So confident of its future is extranet and integration company Click Interactive Inc that it has turned away all offers of partnership – of which it’s had many and accepted precisely none – preferring instead to cherry pick its route to new markets. The Chicago, Illinois company, which dismisses Open Market, IBM and SAP e-business suites as predominantly retail or catalog applications rather than business-to-business solutions, says it’s currently in negotiation to allow one of the large systems integrators carry its product, Click Commerce. Rather than throwing a packaged application over the wall a la Open Market or IBM and expecting the customer to do the work, Click acts as an integrator, tying in business and application logic from existing stock control, ordering, parts management, sales order, order checking and other systems and putting it up on an extranet, linking a company with its suppliers, distributors and customers.

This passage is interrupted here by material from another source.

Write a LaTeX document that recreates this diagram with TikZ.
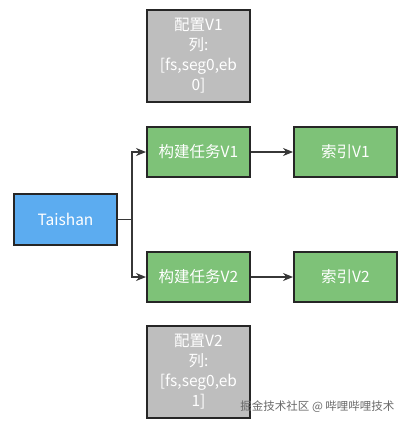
\documentclass[tikz,border=0pt]{standalone}
\usepackage{fontspec}
\setmainfont{Noto Sans CJK SC}
\usetikzlibrary{arrows.meta,positioning}
\definecolor{cfggray}{RGB}{190,190,190}
\definecolor{taskgreen}{RGB}{126,194,120}
\definecolor{rootblue}{RGB}{92,172,240}
\definecolor{edgedark}{RGB}{38,38,38}
\definecolor{linedark}{RGB}{55,55,55}
\definecolor{markgray}{RGB}{105,105,105}

\begin{document}
\begin{tikzpicture}[x=1pt,y=-1pt,font=\fontsize{15.5}{20}\selectfont,
box/.style={draw=edgedark,line width=2pt,text=white,align=center,minimum width=103pt,minimum height=50pt,inner sep=2pt},
cfg/.style={box,fill=cfggray,minimum height=92pt},
task/.style={box,fill=taskgreen},
root/.style={box,fill=rootblue,minimum height=51pt},
arr/.style={-{Stealth[length=10pt,width=8pt]},line width=1.2pt,draw=linedark}]

\useasboundingbox(0,0)rectangle(408,425);
\node[cfg](cfg1)at(198.5,56){配置V1\\列:\\{[}fs,seg0,eb\\0{]}};
\node[task](task1)at(198.5,152){构建任务V1};
\node[task](idx1)at(345.5,152){索引V1};
\node[root](root)at(65.5,219.5){Taishan};
\node[task](task2)at(198.5,277){构建任务V2};
\node[task](idx2)at(345.5,277){索引V2};
\node[cfg](cfg2)at(198.5,371.5){配置V2\\列:\\{[}fs,seg0,eb\\1{]}};
\coordinate(fork)at(132,219.5);
\draw[arr](root.east)--(fork)|-(task1.west);
\draw[arr](fork)|-(task2.west);
\draw[arr](task1)--(idx1);
\draw[arr](task2)--(idx2);
\node[font=\fontsize{11.5}{14}\selectfont,text=markgray,anchor=east](mark)at(398,407){掘金技术社区 @ 哔哩哔哩技术};
\end{tikzpicture}
\end{document}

Written in C, it uses HTML templates, ActiveX, runs mostly on Windows NT – though also supports Unix – supports eight European languages and currencies and has an average install price of $500,000. Forecasting revenue of $100m in 1999, the 1994 start-up claims to be profitable, has no debt, is running on the cash it generates and has taken money from no-one, yet. However it is now seeking a strategic partner and funding to help it expand beyond the manufacturing sector it exclusively services at present into healthcare and mobile markets. It will also begin marketing a packaged version of its software in the third quarter.

Strategic bedfellow

Click makes its money by building extranets on top of ERP solutions such as SAP, Baan and PeopleSoft. It works in conjunction with a variety of third-party web and internet products ranging from firewalls to product configuration tools; it’ll integrate with whatever solutions a customer prefers, it says. It expects to have a strategic bedfellow by year-end. The forthcoming 3.0 release of its product includes additional support for Windows CE and it’s looking at how it might be able to use NexTel’s new data packet network in the US. Click doesn’t think big companies are ready to unleash Java into their mission- critical ERP systems yet which is why it’s hanging off doing a Java version of Click Commerce until enterprise Java beans becomes better established or someone pays it a lot of money to do a re-write. The company, which employs 40 staff – a third of them technical – say it has no plans to go to the market why should we need to join this crazy rush? it asks.